== SOURCE EXCERPT ==
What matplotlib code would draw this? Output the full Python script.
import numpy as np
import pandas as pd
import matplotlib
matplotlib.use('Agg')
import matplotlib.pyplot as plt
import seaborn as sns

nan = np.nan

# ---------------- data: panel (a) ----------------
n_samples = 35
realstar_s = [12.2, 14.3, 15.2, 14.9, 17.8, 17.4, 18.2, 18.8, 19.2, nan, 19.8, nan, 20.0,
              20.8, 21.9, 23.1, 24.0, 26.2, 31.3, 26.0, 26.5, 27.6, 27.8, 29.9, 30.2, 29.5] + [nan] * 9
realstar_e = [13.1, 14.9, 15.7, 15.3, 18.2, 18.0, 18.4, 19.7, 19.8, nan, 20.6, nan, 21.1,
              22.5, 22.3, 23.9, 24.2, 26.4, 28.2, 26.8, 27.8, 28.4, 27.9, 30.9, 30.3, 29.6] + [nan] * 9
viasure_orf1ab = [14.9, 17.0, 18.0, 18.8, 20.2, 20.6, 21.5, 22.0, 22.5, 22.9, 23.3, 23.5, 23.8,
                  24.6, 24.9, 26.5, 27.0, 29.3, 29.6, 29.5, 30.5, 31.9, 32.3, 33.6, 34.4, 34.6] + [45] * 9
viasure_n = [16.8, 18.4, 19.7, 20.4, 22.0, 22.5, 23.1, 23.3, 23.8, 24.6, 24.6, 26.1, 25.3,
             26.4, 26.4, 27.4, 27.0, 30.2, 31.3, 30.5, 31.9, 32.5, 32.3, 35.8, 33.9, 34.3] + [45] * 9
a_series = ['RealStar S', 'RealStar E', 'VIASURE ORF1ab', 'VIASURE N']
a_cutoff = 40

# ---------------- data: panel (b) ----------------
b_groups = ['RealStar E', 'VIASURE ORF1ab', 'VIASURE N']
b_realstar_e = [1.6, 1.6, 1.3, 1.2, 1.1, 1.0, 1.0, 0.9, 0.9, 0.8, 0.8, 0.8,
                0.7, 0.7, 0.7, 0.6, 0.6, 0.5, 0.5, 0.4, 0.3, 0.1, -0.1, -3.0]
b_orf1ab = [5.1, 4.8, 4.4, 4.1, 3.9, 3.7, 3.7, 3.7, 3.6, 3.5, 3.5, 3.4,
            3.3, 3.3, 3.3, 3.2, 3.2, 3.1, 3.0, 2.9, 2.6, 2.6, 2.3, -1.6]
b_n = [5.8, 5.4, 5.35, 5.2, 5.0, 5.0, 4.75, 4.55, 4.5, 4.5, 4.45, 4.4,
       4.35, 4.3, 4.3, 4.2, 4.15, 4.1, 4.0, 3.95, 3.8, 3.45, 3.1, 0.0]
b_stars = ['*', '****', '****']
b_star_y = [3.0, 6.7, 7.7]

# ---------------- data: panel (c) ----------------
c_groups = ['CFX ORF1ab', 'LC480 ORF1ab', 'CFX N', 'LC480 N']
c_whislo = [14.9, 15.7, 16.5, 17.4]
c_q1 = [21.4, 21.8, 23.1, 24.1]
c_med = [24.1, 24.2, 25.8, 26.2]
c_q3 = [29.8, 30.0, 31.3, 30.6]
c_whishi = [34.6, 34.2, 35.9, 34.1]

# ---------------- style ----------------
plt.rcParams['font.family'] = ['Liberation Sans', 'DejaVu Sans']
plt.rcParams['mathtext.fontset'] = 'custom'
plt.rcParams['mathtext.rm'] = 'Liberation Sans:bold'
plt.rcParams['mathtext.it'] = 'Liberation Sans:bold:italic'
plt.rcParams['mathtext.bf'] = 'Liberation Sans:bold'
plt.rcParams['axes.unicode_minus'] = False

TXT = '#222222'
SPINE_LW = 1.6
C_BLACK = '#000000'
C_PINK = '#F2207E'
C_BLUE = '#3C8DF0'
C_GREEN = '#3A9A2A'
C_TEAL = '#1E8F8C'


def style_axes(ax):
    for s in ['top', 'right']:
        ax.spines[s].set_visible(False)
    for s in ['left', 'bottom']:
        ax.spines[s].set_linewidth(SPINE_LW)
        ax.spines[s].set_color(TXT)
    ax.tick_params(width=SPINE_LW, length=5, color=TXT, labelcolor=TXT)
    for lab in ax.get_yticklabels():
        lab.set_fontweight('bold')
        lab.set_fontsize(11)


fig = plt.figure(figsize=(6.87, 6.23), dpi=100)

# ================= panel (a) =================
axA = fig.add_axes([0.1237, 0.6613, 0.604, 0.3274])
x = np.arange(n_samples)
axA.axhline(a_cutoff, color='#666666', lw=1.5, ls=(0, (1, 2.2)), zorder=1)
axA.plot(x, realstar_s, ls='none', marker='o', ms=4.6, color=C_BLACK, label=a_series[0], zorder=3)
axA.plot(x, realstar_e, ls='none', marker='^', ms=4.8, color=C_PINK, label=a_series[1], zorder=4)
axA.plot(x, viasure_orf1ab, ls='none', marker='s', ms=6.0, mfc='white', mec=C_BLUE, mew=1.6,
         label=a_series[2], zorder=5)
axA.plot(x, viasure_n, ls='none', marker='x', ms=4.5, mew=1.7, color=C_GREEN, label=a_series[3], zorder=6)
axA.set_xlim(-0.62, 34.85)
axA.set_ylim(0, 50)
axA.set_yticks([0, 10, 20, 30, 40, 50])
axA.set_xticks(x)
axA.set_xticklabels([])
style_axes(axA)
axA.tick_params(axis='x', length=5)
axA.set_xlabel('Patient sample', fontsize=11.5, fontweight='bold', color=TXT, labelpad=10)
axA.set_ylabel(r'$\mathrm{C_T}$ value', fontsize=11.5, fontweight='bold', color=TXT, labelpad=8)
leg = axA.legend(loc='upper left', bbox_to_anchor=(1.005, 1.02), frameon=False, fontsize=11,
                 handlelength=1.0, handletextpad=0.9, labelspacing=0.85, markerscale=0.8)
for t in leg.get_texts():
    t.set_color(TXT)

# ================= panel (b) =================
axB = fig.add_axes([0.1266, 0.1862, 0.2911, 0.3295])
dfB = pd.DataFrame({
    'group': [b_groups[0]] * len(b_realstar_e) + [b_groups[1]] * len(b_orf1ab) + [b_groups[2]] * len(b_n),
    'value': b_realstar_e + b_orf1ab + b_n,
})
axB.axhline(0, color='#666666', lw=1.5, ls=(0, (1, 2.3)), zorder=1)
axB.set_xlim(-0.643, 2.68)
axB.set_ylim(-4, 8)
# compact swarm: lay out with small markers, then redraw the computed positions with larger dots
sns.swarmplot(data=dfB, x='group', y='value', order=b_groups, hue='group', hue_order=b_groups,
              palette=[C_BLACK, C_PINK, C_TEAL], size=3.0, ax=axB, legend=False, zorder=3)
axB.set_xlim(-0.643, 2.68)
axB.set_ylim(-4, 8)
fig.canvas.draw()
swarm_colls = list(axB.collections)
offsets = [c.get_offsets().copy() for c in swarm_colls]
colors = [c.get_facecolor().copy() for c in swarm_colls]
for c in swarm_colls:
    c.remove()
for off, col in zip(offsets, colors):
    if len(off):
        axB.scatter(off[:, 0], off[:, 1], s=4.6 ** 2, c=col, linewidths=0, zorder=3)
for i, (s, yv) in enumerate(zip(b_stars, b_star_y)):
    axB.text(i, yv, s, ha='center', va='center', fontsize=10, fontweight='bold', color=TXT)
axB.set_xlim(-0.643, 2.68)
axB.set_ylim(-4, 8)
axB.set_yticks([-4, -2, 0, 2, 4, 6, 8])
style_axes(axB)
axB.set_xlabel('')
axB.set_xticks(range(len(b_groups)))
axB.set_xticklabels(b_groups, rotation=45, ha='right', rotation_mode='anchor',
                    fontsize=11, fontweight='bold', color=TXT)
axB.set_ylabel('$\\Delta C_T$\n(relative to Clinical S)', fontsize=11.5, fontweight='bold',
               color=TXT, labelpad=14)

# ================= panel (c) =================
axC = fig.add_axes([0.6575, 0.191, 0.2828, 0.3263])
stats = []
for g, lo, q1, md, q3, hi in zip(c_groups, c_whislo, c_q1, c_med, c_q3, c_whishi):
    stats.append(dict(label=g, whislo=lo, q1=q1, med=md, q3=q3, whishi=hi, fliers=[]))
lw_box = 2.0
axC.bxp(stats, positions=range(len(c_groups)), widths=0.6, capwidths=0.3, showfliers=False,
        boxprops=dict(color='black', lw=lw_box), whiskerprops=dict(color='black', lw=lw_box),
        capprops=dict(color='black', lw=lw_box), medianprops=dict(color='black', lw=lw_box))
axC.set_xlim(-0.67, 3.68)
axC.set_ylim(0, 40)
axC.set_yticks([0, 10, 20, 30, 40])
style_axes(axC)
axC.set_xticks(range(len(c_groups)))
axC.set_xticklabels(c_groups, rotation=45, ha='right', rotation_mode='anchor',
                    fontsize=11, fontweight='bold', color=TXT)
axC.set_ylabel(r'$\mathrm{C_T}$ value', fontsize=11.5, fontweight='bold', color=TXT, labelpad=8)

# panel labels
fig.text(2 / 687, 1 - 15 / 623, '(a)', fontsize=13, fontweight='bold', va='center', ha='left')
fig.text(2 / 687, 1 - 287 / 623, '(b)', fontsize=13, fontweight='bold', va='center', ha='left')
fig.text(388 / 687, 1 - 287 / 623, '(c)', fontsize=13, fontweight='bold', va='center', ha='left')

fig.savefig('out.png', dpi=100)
===
__REQUIREMENTS__: Write out the listing's lines exactly, from its first line through the line that contains "a_cutoff = 40", and stop there.

__REPLY__:
What matplotlib code would draw this? Output the full Python script.
import numpy as np
import pandas as pd
import matplotlib
matplotlib.use('Agg')
import matplotlib.pyplot as plt
import seaborn as sns

nan = np.nan

# ---------------- data: panel (a) ----------------
n_samples = 35
realstar_s = [12.2, 14.3, 15.2, 14.9, 17.8, 17.4, 18.2, 18.8, 19.2, nan, 19.8, nan, 20.0,
              20.8, 21.9, 23.1, 24.0, 26.2, 31.3, 26.0, 26.5, 27.6, 27.8, 29.9, 30.2, 29.5] + [nan] * 9
realstar_e = [13.1, 14.9, 15.7, 15.3, 18.2, 18.0, 18.4, 19.7, 19.8, nan, 20.6, nan, 21.1,
              22.5, 22.3, 23.9, 24.2, 26.4, 28.2, 26.8, 27.8, 28.4, 27.9, 30.9, 30.3, 29.6] + [nan] * 9
viasure_orf1ab = [14.9, 17.0, 18.0, 18.8, 20.2, 20.6, 21.5, 22.0, 22.5, 22.9, 23.3, 23.5, 23.8,
                  24.6, 24.9, 26.5, 27.0, 29.3, 29.6, 29.5, 30.5, 31.9, 32.3, 33.6, 34.4, 34.6] + [45] * 9
viasure_n = [16.8, 18.4, 19.7, 20.4, 22.0, 22.5, 23.1, 23.3, 23.8, 24.6, 24.6, 26.1, 25.3,
             26.4, 26.4, 27.4, 27.0, 30.2, 31.3, 30.5, 31.9, 32.5, 32.3, 35.8, 33.9, 34.3] + [45] * 9
a_series = ['RealStar S', 'RealStar E', 'VIASURE ORF1ab', 'VIASURE N']
a_cutoff = 40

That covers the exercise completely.